Here's Vice President Joe Biden in 2009.
Joe Biden: When Barack Obama and I were literally sitting at a desk in a high-rise in Chicago beginning to plan how we would try to get this economy out a ditch, literally, the first guy I called was John Corzine.
But Corzine also came with baggage. He had lost his bid for re-election as governor of New Jersey; and years earlier, he had been forced out of the leadership of Goldman Sachs. There was unfinished business.
William Cohan: He wanted to come back to Wall Street and prove that his partners had been wrong about getting rid of him at Goldman Sachs.
William Cohan is a contributing editor at Vanity Fair, and interviewed Corzine for his book, "Money and Power."
Cohan: He was going to bring in a new team. They weren't taking enough risk, he told me. So he was swingin' from the fences from day one.
For a struggling firm like MF Global, it was a big morale booster.
Rich Iliczyszyn: I was sipping the Kool-Aid at that time.
Rich Iliczyszyn was a trader with MF Global. He welcomed Corzine's high profile and clout.
Iliczyszyn: Especially with the climate -- with regulation, everything -- my first inclination is, he's going to have political connections. This is going to be great for the company, you know.
To turn MF Global around fast, Corzine decided to take the firm's money and make a big bet on sovereign debt from Italy, Portugal, Ireland and Spain. They were derivative deals -- which, thanks to an accounting trick, allowed MF Global to book profits immediately. But the newfound health was an illusion.
None of this was disclosed to MF Global's customers, many of whom were from Main Street. Steve Meyers, owner of Grainbelt Commodities, used MF Global to trade futures on behalf of scores of farmers and ranchers in the Midwest.
Steve Meyers: I never knew before that they could invest money in overseas, in markets or sovereign debt. Had I known that, I would have pulled out immediately.
Corzine was also leveraging his bets by borrowing money from MF Global's customer deposits to fund trades for the firm's own account, something called internal repo. At the same time, regulators were looking hard at this practice. During the summer of 2011, the Commodity Futures Trading Commission, the CFTC, was debating whether to ban internal repo transactions. Corzine went straight at the regulators, meeting with the commissioners on two different occasions.
Bart Chilton: He's an impressive man. And he made a good case. And when he told me that we were making a big mistake, it certainly put some doubt into my mind.
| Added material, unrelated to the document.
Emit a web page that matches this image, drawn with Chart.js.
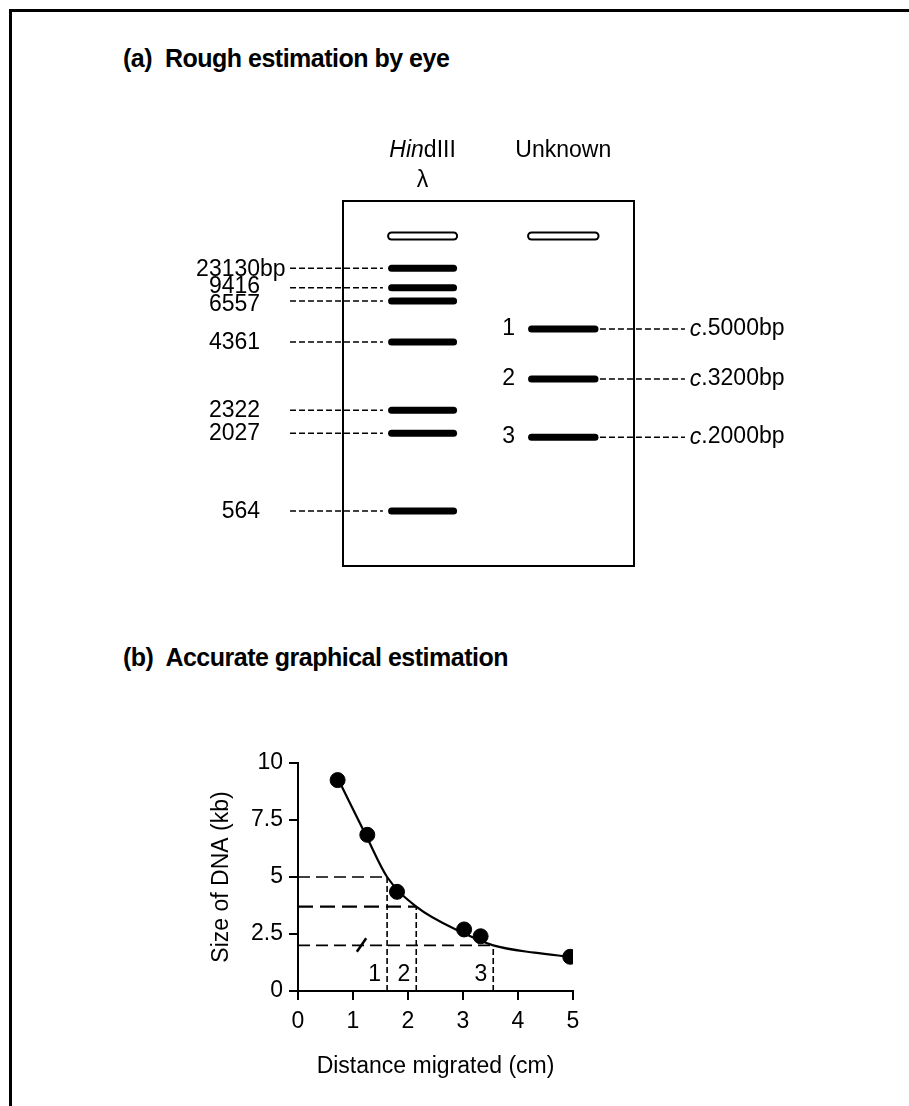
<!DOCTYPE html>
<html>
<head>
<meta charset="utf-8">
<script src="https://cdn.jsdelivr.net/npm/chart.js@4.4.0/dist/chart.umd.min.js"></script>
<style>
  html, body { margin: 0; padding: 0; background: #fff; }
  #page { position: relative; width: 909px; height: 1106px; overflow: hidden; font-family: "Liberation Sans", Arial, sans-serif; }
  #frame { position: absolute; left: 9px; top: 9px; width: 920px; height: 1120px; border-top: 3px solid #000; border-left: 3px solid #000; }
  .heading { position: absolute; left: 123px; font-weight: bold; font-size: 25px; line-height: 25px; letter-spacing: -0.5px; white-space: nowrap; }
  #gelChart { position: absolute; left: 0; top: 0; }
  #sizeChart { position: absolute; left: 0; top: 640px; }
</style>
</head>
<body>
<div id="page">
  <div id="frame"></div>
  <div class="heading" style="top:46px">(a)&nbsp; Rough estimation by eye</div>
  <div class="heading" style="top:645px">(b)&nbsp; Accurate graphical estimation</div>
  <canvas id="gelChart" width="909" height="620"></canvas>
  <canvas id="sizeChart" width="909" height="466"></canvas>
</div>
<script>
// (a) gel, band positions in % of gel length from the top edge
var ladderLabels = ['23130', '9416', '6557', '4361', '2322', '2027', '564'];
var ladderPos = [18.4, 23.8, 27.4, 38.6, 57.3, 63.6, 84.9];
var unknownLabels = ['1', '2', '3'];
var unknownPos = [35.1, 48.8, 64.7];
var unknownEstimates = ['5000', '3200', '2000'];
var wellPos = 9.6;

// (b) standard curve: distance migrated (cm) vs size (kb)
var ladderDist = [0.72, 1.26, 1.8, 3.02, 3.32, 4.95];
var ladderKb = [9.25, 6.85, 4.35, 2.7, 2.4, 1.5];
var curveDist = [0.75, 1.25, 1.62, 2.15, 3.0, 3.55, 4.3, 4.95];
var curveKb = [9.2, 6.75, 5.0, 3.7, 2.55, 2.0, 1.68, 1.5];
var unknownDist = [1.62, 2.15, 3.55];
var unknownKb = [5.0, 3.7, 2.0];
var breakDist = [1.07, 1.24];
var breakKb = [1.72, 2.31];
var xTicks = [0, 1, 2, 3, 4, 5];
var yTicks = [0, 2.5, 5, 7.5, 10];

var FAMILY = '"Liberation Sans", Arial, sans-serif';
Chart.defaults.font.family = FAMILY;
Chart.defaults.color = '#000';

var LADDER_LANE = [16.7, 38.0];
var UNKNOWN_LANE = [64.8, 86.6];
// small nudges so the two close labels (9416 / 6557) don't overlap
var labelNudge = { '9416': -2.5, '6557': 2.5 };

function seg(x0, x1, y) {
    return [{ x: x0, y: y }, { x: x1, y: y }];
}

var gelSets = [];
[LADDER_LANE, UNKNOWN_LANE].forEach(function (lane) {
    gelSets.push({ data: seg(lane[0], lane[1], wellPos), borderColor: '#fff', borderWidth: 5, borderCapStyle: 'round', order: 0 });
    gelSets.push({ data: seg(lane[0], lane[1], wellPos), borderColor: '#000', borderWidth: 9, borderCapStyle: 'round', order: 1 });
});
ladderPos.forEach(function (p) {
    gelSets.push({ data: seg(LADDER_LANE[0], LADDER_LANE[1], p), borderColor: '#000', borderWidth: 7, borderCapStyle: 'round', order: 2 });
    gelSets.push({ data: seg(-18.2, 13.7, p), borderColor: '#000', borderWidth: 1.5, borderDash: [6, 3], order: 2 });
});
unknownPos.forEach(function (p) {
    gelSets.push({ data: seg(UNKNOWN_LANE[0], UNKNOWN_LANE[1], p), borderColor: '#000', borderWidth: 7, borderCapStyle: 'round', order: 2 });
    gelSets.push({ data: seg(88.3, 117.5, p), borderColor: '#000', borderWidth: 1.5, borderDash: [6, 3], order: 2 });
});
gelSets.forEach(function (ds) {
    ds.pointRadius = 0;
    ds.clip = false;
    ds.fill = false;
    ds.showLine = true;
});

// draws runs of text (with their own fonts) centred on cx
function drawRuns(ctx, runs, cx, baseY) {
    var total = 0;
    runs.forEach(function (r) { ctx.font = r.font; total += ctx.measureText(r.text).width; });
    var x = cx - total / 2;
    ctx.textAlign = 'left';
    runs.forEach(function (r) {
        ctx.font = r.font;
        ctx.fillText(r.text, x, baseY);
        x += ctx.measureText(r.text).width;
    });
}

var gelText = {
    id: 'gelText',
    afterDatasetsDraw: function (chart) {
        var ctx = chart.ctx, a = chart.chartArea, xs = chart.scales.x, ys = chart.scales.y;
        var plain = '23px ' + FAMILY, ital = 'italic 23px ' + FAMILY;
        ctx.save();
        ctx.strokeStyle = '#000';
        ctx.lineWidth = 2;
        ctx.strokeRect(a.left, a.top, a.right - a.left, a.bottom - a.top);
        ctx.fillStyle = '#000';
        ctx.font = plain;
        ctx.textBaseline = 'middle';
        ladderLabels.forEach(function (t, i) {
            var py = ys.getPixelForValue(ladderPos[i]) + 1 + (labelNudge[t] || 0);
            var px = xs.getPixelForValue(-28.5);
            ctx.textAlign = 'right';
            ctx.fillText(t, px, py);
            if (i === 0) {
                ctx.textAlign = 'left';
                ctx.fillText('bp', px, py);
            }
        });
        unknownLabels.forEach(function (t, i) {
            var py = ys.getPixelForValue(unknownPos[i]);
            ctx.font = plain;
            ctx.textAlign = 'right';
            ctx.fillText(t, xs.getPixelForValue(59.1), py);
            var px = xs.getPixelForValue(119.2);
            ctx.textAlign = 'left';
            ctx.font = ital;
            ctx.fillText('c', px, py);
            px += ctx.measureText('c').width;
            ctx.font = plain;
            ctx.fillText('.' + unknownEstimates[i] + 'bp', px, py);
        });
        ctx.textBaseline = 'alphabetic';
        var ladderMid = xs.getPixelForValue((LADDER_LANE[0] + LADDER_LANE[1]) / 2);
        var unknownMid = xs.getPixelForValue((UNKNOWN_LANE[0] + UNKNOWN_LANE[1]) / 2);
        drawRuns(ctx, [{ text: 'Hin', font: ital }, { text: 'dIII', font: plain }], ladderMid, ys.getPixelForValue(-12.05));
        drawRuns(ctx, [{ text: '\u03bb', font: plain }], ladderMid, ys.getPixelForValue(-3.8));
        drawRuns(ctx, [{ text: 'Unknown', font: plain }], unknownMid, ys.getPixelForValue(-12.05));
        ctx.restore();
    }
};

new Chart(document.getElementById('gelChart'), {
    type: 'scatter',
    data: { datasets: gelSets },
    options: {
        responsive: false,
        animation: false,
        layout: { padding: { left: 343, top: 201, right: 275, bottom: 54 } },
        plugins: { legend: { display: false }, tooltip: { enabled: false } },
        scales: {
            x: { type: 'linear', min: 0, max: 100, display: false },
            y: { type: 'linear', min: 0, max: 100, reverse: true, display: false }
        }
    },
    plugins: [gelText]
});

// ---- (b) graph ----
function pairs(xs, ys) {
    return xs.map(function (v, i) { return { x: v, y: ys[i] }; });
}

var sizeSets = [
    { data: pairs(ladderDist, ladderKb), pointRadius: 7.5, pointBackgroundColor: '#000', pointBorderColor: '#000', showLine: false, order: 0 },
    { data: pairs(curveDist, curveKb), borderColor: '#000', borderWidth: 2.2, pointRadius: 0, showLine: true, cubicInterpolationMode: 'monotone', order: 1 },
    { data: pairs(breakDist, breakKb), borderColor: '#000', borderWidth: 2.5, pointRadius: 0, showLine: true, order: 1 }
];
unknownDist.forEach(function (d, i) {
    sizeSets.push({
        data: [{ x: 0, y: unknownKb[i] }, { x: d, y: unknownKb[i] }],
        borderColor: '#000', borderWidth: i === 1 ? 2.4 : 1.6, borderDash: i === 1 ? [15, 7] : [12, 6],
        pointRadius: 0, showLine: true, order: 2
    });
    sizeSets.push({
        data: [{ x: d, y: 0 }, { x: d, y: unknownKb[i] }],
        borderColor: '#000', borderWidth: 1.6, borderDash: [6, 3],
        pointRadius: 0, showLine: true, order: 2
    });
});

var laneNumbers = {
    id: 'laneNumbers',
    afterDatasetsDraw: function (chart) {
        var ctx = chart.ctx, xs = chart.scales.x, ys = chart.scales.y;
        ctx.save();
        ctx.fillStyle = '#000';
        ctx.font = '23px ' + FAMILY;
        ctx.textAlign = 'right';
        ctx.textBaseline = 'middle';
        unknownLabels.forEach(function (t, i) {
            ctx.fillText(t, xs.getPixelForValue(unknownDist[i]) - 6, ys.getPixelForValue(0.7));
        });
        ctx.restore();
    }
};

new Chart(document.getElementById('sizeChart'), {
    type: 'scatter',
    data: { datasets: sizeSets },
    options: {
        responsive: false,
        animation: false,
        layout: { padding: { left: 208, right: 336, top: 123, bottom: 25 } },
        plugins: { legend: { display: false }, tooltip: { enabled: false } },
        scales: {
            x: {
                type: 'linear', min: 0, max: 5,
                afterFit: function (s) { s.height = 90; },
                afterBuildTicks: function (s) { s.ticks = xTicks.map(function (v) { return { value: v }; }); },
                grid: { drawOnChartArea: false, tickLength: 9, lineWidth: 2, color: '#000' },
                border: { color: '#000', width: 2 },
                ticks: { padding: 8, maxRotation: 0, font: { size: 23 }, color: '#000', callback: function (v) { return String(v); } },
                title: { display: true, text: 'Distance migrated (cm)', font: { size: 23 }, color: '#000', padding: { top: 0, bottom: 1 } }
            },
            y: {
                type: 'linear', min: 0, max: 10,
                afterFit: function (s) { s.width = 90; },
                afterBuildTicks: function (s) { s.ticks = yTicks.map(function (v) { return { value: v }; }); },
                grid: { drawOnChartArea: false, tickLength: 9, lineWidth: 2, color: '#000' },
                border: { color: '#000', width: 2 },
                ticks: { padding: 6, font: { size: 23 }, color: '#000', callback: function (v) { return String(v); } },
                title: { display: true, text: 'Size of DNA (kb)', font: { size: 23 }, color: '#000', padding: { top: 0, bottom: 0 } }
            }
        }
    },
    plugins: [laneNumbers]
});
</script>
</body>
</html>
Bart Chilton is a CFTC commissioner. He says Corzine was persuasive.
Chilton: He was one of the more prominent individuals who came in and told us that we had gotten it wrong and shouldn't do what we had suggested in our proposal. And that they were doing everything appropriate with regard to these internal repos.
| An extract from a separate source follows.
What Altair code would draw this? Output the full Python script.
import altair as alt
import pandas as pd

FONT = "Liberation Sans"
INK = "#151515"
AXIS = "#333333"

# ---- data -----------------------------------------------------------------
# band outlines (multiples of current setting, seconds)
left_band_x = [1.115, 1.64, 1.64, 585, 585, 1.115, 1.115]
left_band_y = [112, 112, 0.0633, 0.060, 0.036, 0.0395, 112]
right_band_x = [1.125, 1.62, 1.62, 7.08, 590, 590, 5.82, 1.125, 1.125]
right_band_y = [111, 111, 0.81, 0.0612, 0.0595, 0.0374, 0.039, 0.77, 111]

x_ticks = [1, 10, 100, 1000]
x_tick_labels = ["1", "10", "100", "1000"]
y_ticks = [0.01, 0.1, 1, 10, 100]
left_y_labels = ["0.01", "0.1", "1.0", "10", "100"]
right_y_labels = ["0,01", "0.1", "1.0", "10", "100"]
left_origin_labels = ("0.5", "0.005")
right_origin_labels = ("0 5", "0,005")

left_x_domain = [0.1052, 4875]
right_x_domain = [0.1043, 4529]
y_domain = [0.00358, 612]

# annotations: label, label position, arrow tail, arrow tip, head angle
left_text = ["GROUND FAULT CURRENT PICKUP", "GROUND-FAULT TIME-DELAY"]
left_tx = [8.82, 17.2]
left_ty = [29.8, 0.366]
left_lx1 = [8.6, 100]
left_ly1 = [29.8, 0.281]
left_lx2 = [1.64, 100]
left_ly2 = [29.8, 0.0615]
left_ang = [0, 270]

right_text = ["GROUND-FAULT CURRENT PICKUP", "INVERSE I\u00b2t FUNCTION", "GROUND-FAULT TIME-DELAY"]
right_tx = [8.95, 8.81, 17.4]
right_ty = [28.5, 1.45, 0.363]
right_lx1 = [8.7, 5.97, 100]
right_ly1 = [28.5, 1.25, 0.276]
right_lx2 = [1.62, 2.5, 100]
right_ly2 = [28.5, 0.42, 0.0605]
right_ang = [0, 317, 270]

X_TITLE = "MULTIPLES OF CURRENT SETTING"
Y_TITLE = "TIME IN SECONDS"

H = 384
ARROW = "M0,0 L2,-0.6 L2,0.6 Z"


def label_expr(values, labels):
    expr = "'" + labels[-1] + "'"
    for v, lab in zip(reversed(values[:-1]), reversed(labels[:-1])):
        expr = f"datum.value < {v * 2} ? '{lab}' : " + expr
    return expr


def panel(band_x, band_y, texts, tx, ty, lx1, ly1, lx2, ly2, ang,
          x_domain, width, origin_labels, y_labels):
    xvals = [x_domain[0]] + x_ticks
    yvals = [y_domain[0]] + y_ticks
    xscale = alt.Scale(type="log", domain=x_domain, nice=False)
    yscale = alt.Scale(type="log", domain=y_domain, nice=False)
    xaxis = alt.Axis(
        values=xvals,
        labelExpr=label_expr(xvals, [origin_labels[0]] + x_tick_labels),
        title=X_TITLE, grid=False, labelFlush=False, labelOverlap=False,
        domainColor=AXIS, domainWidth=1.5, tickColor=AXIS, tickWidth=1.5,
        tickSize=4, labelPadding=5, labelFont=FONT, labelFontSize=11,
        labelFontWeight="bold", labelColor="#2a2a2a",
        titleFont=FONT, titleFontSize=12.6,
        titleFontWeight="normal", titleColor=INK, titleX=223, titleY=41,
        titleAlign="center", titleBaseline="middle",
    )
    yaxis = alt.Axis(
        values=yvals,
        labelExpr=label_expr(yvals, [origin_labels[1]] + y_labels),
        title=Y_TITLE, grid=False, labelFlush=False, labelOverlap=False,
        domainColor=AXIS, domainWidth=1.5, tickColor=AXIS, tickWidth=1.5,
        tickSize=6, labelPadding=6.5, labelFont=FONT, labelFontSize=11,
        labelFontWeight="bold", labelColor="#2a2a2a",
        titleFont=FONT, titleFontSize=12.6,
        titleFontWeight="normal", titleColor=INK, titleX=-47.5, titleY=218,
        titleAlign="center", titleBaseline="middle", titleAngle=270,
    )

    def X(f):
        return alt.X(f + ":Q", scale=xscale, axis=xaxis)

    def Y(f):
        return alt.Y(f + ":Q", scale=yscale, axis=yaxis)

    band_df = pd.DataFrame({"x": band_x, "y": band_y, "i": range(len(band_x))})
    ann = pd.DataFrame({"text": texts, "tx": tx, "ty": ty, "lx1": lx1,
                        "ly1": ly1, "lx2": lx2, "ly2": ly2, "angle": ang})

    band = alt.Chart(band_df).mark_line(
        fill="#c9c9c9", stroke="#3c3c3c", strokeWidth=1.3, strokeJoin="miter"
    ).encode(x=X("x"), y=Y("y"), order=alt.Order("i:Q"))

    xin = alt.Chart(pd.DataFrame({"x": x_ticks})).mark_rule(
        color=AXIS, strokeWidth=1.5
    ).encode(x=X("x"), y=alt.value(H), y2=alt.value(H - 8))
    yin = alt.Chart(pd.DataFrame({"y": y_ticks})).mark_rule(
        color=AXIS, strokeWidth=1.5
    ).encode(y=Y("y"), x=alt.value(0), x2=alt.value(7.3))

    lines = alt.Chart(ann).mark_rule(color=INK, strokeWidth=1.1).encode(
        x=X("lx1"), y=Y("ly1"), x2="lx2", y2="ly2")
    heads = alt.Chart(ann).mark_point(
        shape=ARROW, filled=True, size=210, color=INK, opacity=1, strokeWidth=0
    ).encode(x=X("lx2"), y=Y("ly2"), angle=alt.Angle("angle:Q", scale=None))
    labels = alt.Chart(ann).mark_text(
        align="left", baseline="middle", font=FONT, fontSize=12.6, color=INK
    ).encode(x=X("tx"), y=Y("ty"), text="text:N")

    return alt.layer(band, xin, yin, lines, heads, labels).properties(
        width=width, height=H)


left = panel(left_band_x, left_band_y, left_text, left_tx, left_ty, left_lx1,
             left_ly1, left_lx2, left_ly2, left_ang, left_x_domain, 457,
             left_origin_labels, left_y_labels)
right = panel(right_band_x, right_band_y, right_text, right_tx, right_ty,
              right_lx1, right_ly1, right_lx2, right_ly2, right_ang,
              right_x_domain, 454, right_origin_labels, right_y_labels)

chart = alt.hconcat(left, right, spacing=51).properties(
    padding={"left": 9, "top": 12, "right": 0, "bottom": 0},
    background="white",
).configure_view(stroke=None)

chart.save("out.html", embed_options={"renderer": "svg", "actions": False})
The regulators backed off.
By August of 2011, MF Global had amassed $6 billion worth of bets on European debt. The company's board was so alarmed at the internal borrowing that it ordered Corzine to halt the European trades.
But another regulator, FINRA, was on to MF Global. Its concerns about Corzine's $6 billion bet spilled into public sight after the company reported a big quarterly loss. Worried that Europe would default on its bonds, MF Global investors panicked.
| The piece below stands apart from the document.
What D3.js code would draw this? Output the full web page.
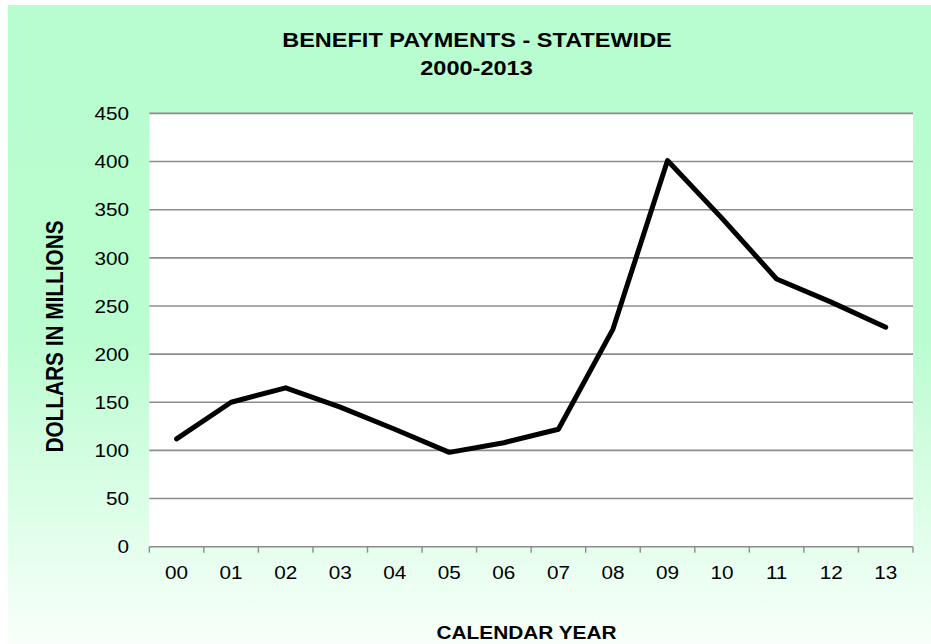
<!DOCTYPE html>
<html>
<head>
<meta charset="utf-8">
<script src="https://cdn.jsdelivr.net/npm/d3@7"></script>
<style>
  html, body { margin: 0; padding: 0; background: #ffffff; }
  svg { display: block; }
  text { font-family: "Liberation Sans", Arial, sans-serif; fill: #000; }
</style>
</head>
<body>
<svg id="chart" width="931" height="644"></svg>
<script>
const years = ["00","01","02","03","04","05","06","07","08","09","10","11","12","13"];
const payments = [112, 150, 165, 145, 122, 98, 108, 122, 226, 401, 341, 278, 254, 228];
const yTicks = [0, 50, 100, 150, 200, 250, 300, 350, 400, 450];
const titleLines = ["BENEFIT PAYMENTS - STATEWIDE", "2000-2013"];
const xTitle = "CALENDAR YEAR";
const yTitle = "DOLLARS IN MILLIONS";

const W = 931, H = 644;
const plot = { left: 149.3, right: 913, top: 113.4, bottom: 546.7 };
const SX = 1.12; // horizontal text stretch of the original

const svg = d3.select("#chart");
const defs = svg.append("defs");
const grad = defs.append("linearGradient").attr("id", "bg").attr("x1", 0).attr("y1", 0).attr("x2", 0).attr("y2", 1);
grad.append("stop").attr("offset", "0%").attr("stop-color", "#b8fdcf");
grad.append("stop").attr("offset", "52%").attr("stop-color", "#bafdd0");
grad.append("stop").attr("offset", "100%").attr("stop-color", "#f8fffa");

svg.append("rect").attr("x", 8).attr("y", 5).attr("width", W - 8).attr("height", H - 5).attr("fill", "url(#bg)");

const x = d3.scaleBand().domain(years).range([plot.left, plot.right]).paddingInner(0).paddingOuter(0);
const y = d3.scaleLinear().domain([0, 450]).range([plot.bottom, plot.top]);

// plot area
svg.append("rect").attr("x", plot.left).attr("y", plot.top)
  .attr("width", plot.right - plot.left).attr("height", plot.bottom - plot.top).attr("fill", "#ffffff");

// gridlines
svg.append("g").attr("class", "grid")
  .selectAll("line").data(yTicks.filter(d => d > 0)).join("line")
  .attr("x1", plot.left).attr("x2", plot.right)
  .attr("y1", d => y(d)).attr("y2", d => y(d))
  .attr("stroke", "#8c8c8c").attr("stroke-width", 1.6);

// y tick labels
svg.append("g").selectAll("text").data(yTicks).join("text")
  .attr("transform", d => `translate(129,${y(d)}) scale(${SX},1)`)
  .attr("text-anchor", "end").attr("dy", "0.36em")
  .style("font-size", "18.5px").text(d => d);

// x axis
const xAxis = d3.axisBottom(x).tickSize(0).tickFormat("");
const gx = svg.append("g").attr("transform", `translate(0,${plot.bottom})`).call(xAxis);
gx.select(".domain").attr("stroke", "#8c8c8c").attr("stroke-width", 1.6).attr("d", `M${plot.left},0H${plot.right}`);
const bounds = years.map(d => x(d)).concat([plot.right]);
gx.selectAll(".bt").data(bounds).join("line").attr("class", "bt")
  .attr("x1", d => d).attr("x2", d => d).attr("y1", 0).attr("y2", 6)
  .attr("stroke", "#8c8c8c").attr("stroke-width", 1.4);

svg.append("g").selectAll("text").data(years).join("text")
  .attr("transform", d => `translate(${x(d) + x.bandwidth() / 2},579) scale(${SX},1)`)
  .attr("text-anchor", "middle").style("font-size", "18.5px").text(d => d);

// line
const line = d3.line().x((d, i) => x(years[i]) + x.bandwidth() / 2).y(d => y(d));
svg.append("path").datum(payments).attr("d", line)
  .attr("fill", "none").attr("stroke", "#000").attr("stroke-width", 5)
  .attr("stroke-linejoin", "round").attr("stroke-linecap", "round");

// titles
svg.append("text").attr("transform", `translate(477,46.5) scale(${SX},1)`)
  .attr("text-anchor", "middle").style("font-size", "21px").style("font-weight", "bold").text(titleLines[0]);
svg.append("text").attr("transform", `translate(476.5,75) scale(${SX},1)`)
  .attr("text-anchor", "middle").style("font-size", "21px").style("font-weight", "bold").text(titleLines[1]);

svg.append("text").attr("transform", `translate(526.5,638.5) scale(${SX},1)`)
  .attr("text-anchor", "middle").style("font-size", "18.6px").style("font-weight", "bold").text(xTitle);

svg.append("text").attr("transform", `translate(63,336.5) scale(${SX},1) rotate(-90)`)
  .attr("text-anchor", "middle").style("font-size", "20.8px").style("font-weight", "bold").text(yTitle);
</script>
</body>
</html>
The collapse was rapid. Unable to find a buyer, MF Global filed for bankruptcy protection last October.
Chilton: This is a big bucket full of cold water in regulators' face.
CFTC Commissioner Bart Chilton.
Chilton: It's a wake-up call that says, "You've got to take a fresh look at what's going on in the markets. You've got to better protect -- for customers' interests."
The CFTC has since banned internal repos.
The MF Global affair is still being resolved. One of the issues Corzine has had to answer for: what happened to $1.2 billion in customer money that went missing in the company's final days? Some still hasn't been found.
For Frontline and Marketplace, I'm Martin Smith.
Ryssdal: The concluding episode of Frontline's "Money, Power and Wall Street" airs tonight on PBS.